* start *

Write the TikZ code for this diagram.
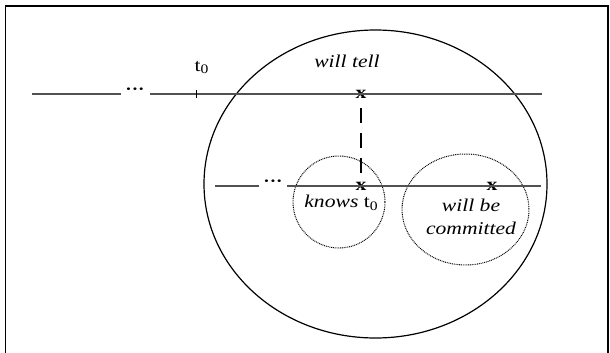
\documentclass[tikz,border=0pt]{standalone}
\usepackage{fontspec}
\setmainfont{Liberation Serif}[FakeStretch=1.2]
\newcommand{\sub}[1]{\raisebox{-0.35ex}{\fontsize{13}{13}\selectfont #1}}
\begin{document}
\begin{tikzpicture}[x=1pt,y=-1pt,
  txt/.style={inner sep=0pt, font=\fontsize{18}{23}\selectfont},
  itxt/.style={txt, font=\fontsize{18}{23}\selectfont\itshape},
  xmark/.style={inner sep=0pt, font=\fontsize{18}{18}\selectfont\bfseries},
  dots/.style={inner sep=0pt, font=\fontsize{16}{16}\selectfont\bfseries},
  tline/.style={draw=black!68, line width=1.4pt},
  bigc/.style={draw=black, line width=1.2pt},
  dotc/.style={draw=black, line width=1pt, dash pattern=on 0.9pt off 0.9pt},
  dashl/.style={draw=black, line width=1.3pt, dash pattern=on 15pt off 10pt}]
\useasboundingbox (0,0) rectangle (610,353);
\draw[line width=1.5pt] (5.7,6) rectangle (608,380);
% big circle
\draw[bigc] (375.5,184) ellipse [x radius=171.5, y radius=154];
% small dotted circles
\draw[dotc] (339,202) circle [radius=46];
\draw[dotc] (465.5,209.5) ellipse [x radius=63.5, y radius=55.5];
% top timeline
\coordinate (a1) at (32.3,94);
\coordinate (a2) at (121,94);
\coordinate (a3) at (150,94);
\coordinate (tick) at (196.7,94);
\coordinate (a4) at (542.3,94);
\node[dots] (d1) at (135,91.5) {\textperiodcentered\textperiodcentered\textperiodcentered};
\node[xmark] (x1) at (361,94) {x};
\draw[tline] (a1) -- (a2);
\draw[tline] (a3) -- (tick) -- (x1.center) -- (a4);
\draw[line width=1.5pt] ([yshift=4.5pt]tick) -- ([yshift=-4pt]tick);
\node[txt, anchor=base west] (t0) at (194.3,71) {t\sub{0}};
\node[itxt, anchor=base] (tell) at (347,67.7) {will tell};
% bottom timeline
\coordinate (b1) at (215,186);
\coordinate (b2) at (259,186);
\coordinate (b3) at (287,186);
\coordinate (b4) at (541,186);
\node[dots] (d2) at (273,183.5) {\textperiodcentered\textperiodcentered\textperiodcentered};
\node[xmark] (x2) at (361,186) {x};
\node[xmark] (x3) at (492,186) {x};
\draw[tline] (b1) -- (b2);
\draw[tline] (b3) -- (x2.center) -- (x3.center) -- (b4);
\draw[dashl] ([yshift=-10pt]x1.south) -- (x2.north);
% labels
\node[txt, anchor=base] (knows) at (341,207.5) {\textit{knows} t\sub{0}};
\node[itxt, align=center, anchor=base] (commit) at (471,234) {will be\\committed};
\end{tikzpicture}
\end{document}
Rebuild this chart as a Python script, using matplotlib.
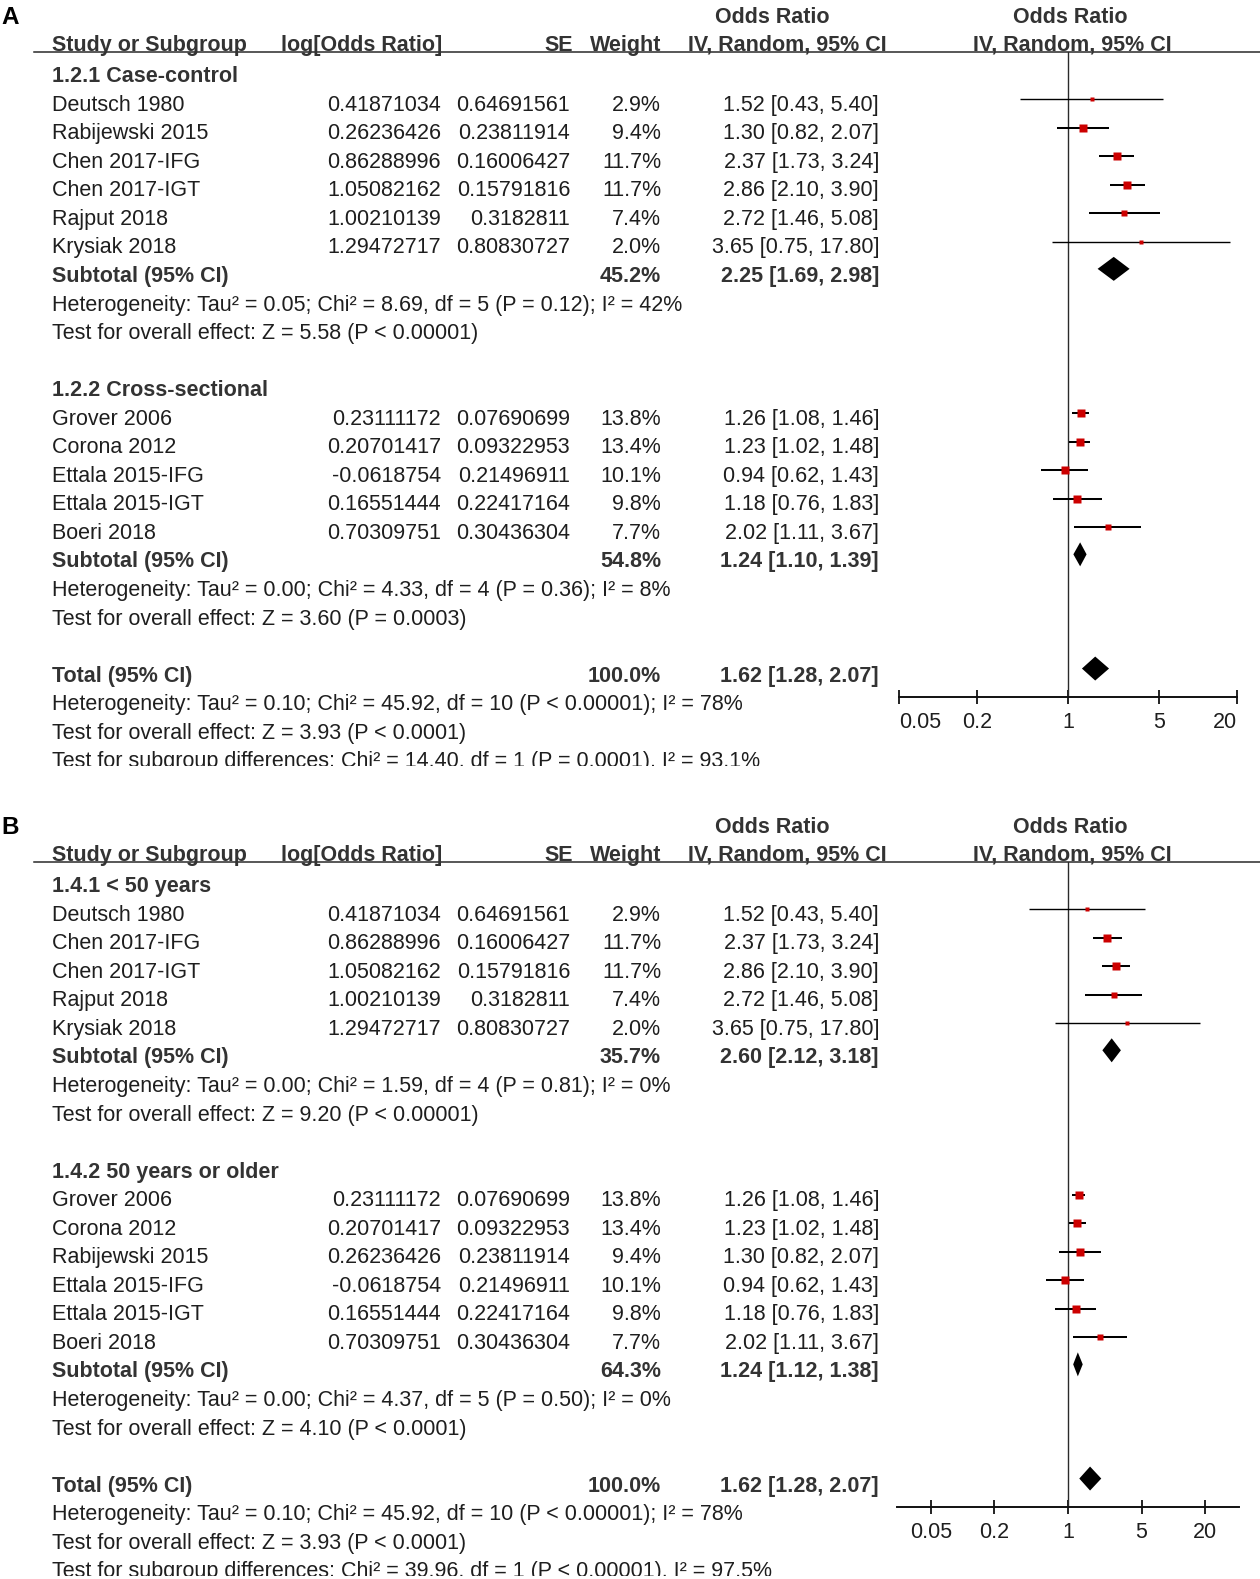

* end *

- What is asked: Print the listing above in full, exactly as written. Omit any pictures.

- Task response:
Write the TikZ code for this diagram.
\documentclass[tikz,border=0pt]{standalone}
\usepackage{fontspec}
\setmainfont{Liberation Serif}[FakeStretch=1.2]
\newcommand{\sub}[1]{\raisebox{-0.35ex}{\fontsize{13}{13}\selectfont #1}}
\begin{document}
\begin{tikzpicture}[x=1pt,y=-1pt,
  txt/.style={inner sep=0pt, font=\fontsize{18}{23}\selectfont},
  itxt/.style={txt, font=\fontsize{18}{23}\selectfont\itshape},
  xmark/.style={inner sep=0pt, font=\fontsize{18}{18}\selectfont\bfseries},
  dots/.style={inner sep=0pt, font=\fontsize{16}{16}\selectfont\bfseries},
  tline/.style={draw=black!68, line width=1.4pt},
  bigc/.style={draw=black, line width=1.2pt},
  dotc/.style={draw=black, line width=1pt, dash pattern=on 0.9pt off 0.9pt},
  dashl/.style={draw=black, line width=1.3pt, dash pattern=on 15pt off 10pt}]
\useasboundingbox (0,0) rectangle (610,353);
\draw[line width=1.5pt] (5.7,6) rectangle (608,380);
% big circle
\draw[bigc] (375.5,184) ellipse [x radius=171.5, y radius=154];
% small dotted circles
\draw[dotc] (339,202) circle [radius=46];
\draw[dotc] (465.5,209.5) ellipse [x radius=63.5, y radius=55.5];
% top timeline
\coordinate (a1) at (32.3,94);
\coordinate (a2) at (121,94);
\coordinate (a3) at (150,94);
\coordinate (tick) at (196.7,94);
\coordinate (a4) at (542.3,94);
\node[dots] (d1) at (135,91.5) {\textperiodcentered\textperiodcentered\textperiodcentered};
\node[xmark] (x1) at (361,94) {x};
\draw[tline] (a1) -- (a2);
\draw[tline] (a3) -- (tick) -- (x1.center) -- (a4);
\draw[line width=1.5pt] ([yshift=4.5pt]tick) -- ([yshift=-4pt]tick);
\node[txt, anchor=base west] (t0) at (194.3,71) {t\sub{0}};
\node[itxt, anchor=base] (tell) at (347,67.7) {will tell};
% bottom timeline
\coordinate (b1) at (215,186);
\coordinate (b2) at (259,186);
\coordinate (b3) at (287,186);
\coordinate (b4) at (541,186);
\node[dots] (d2) at (273,183.5) {\textperiodcentered\textperiodcentered\textperiodcentered};
\node[xmark] (x2) at (361,186) {x};
\node[xmark] (x3) at (492,186) {x};
\draw[tline] (b1) -- (b2);
\draw[tline] (b3) -- (x2.center) -- (x3.center) -- (b4);
\draw[dashl] ([yshift=-10pt]x1.south) -- (x2.north);
% labels
\node[txt, anchor=base] (knows) at (341,207.5) {\textit{knows} t\sub{0}};
\node[itxt, align=center, anchor=base] (commit) at (471,234) {will be\\committed};
\end{tikzpicture}
\end{document}
Rebuild this chart as a Python script, using matplotlib.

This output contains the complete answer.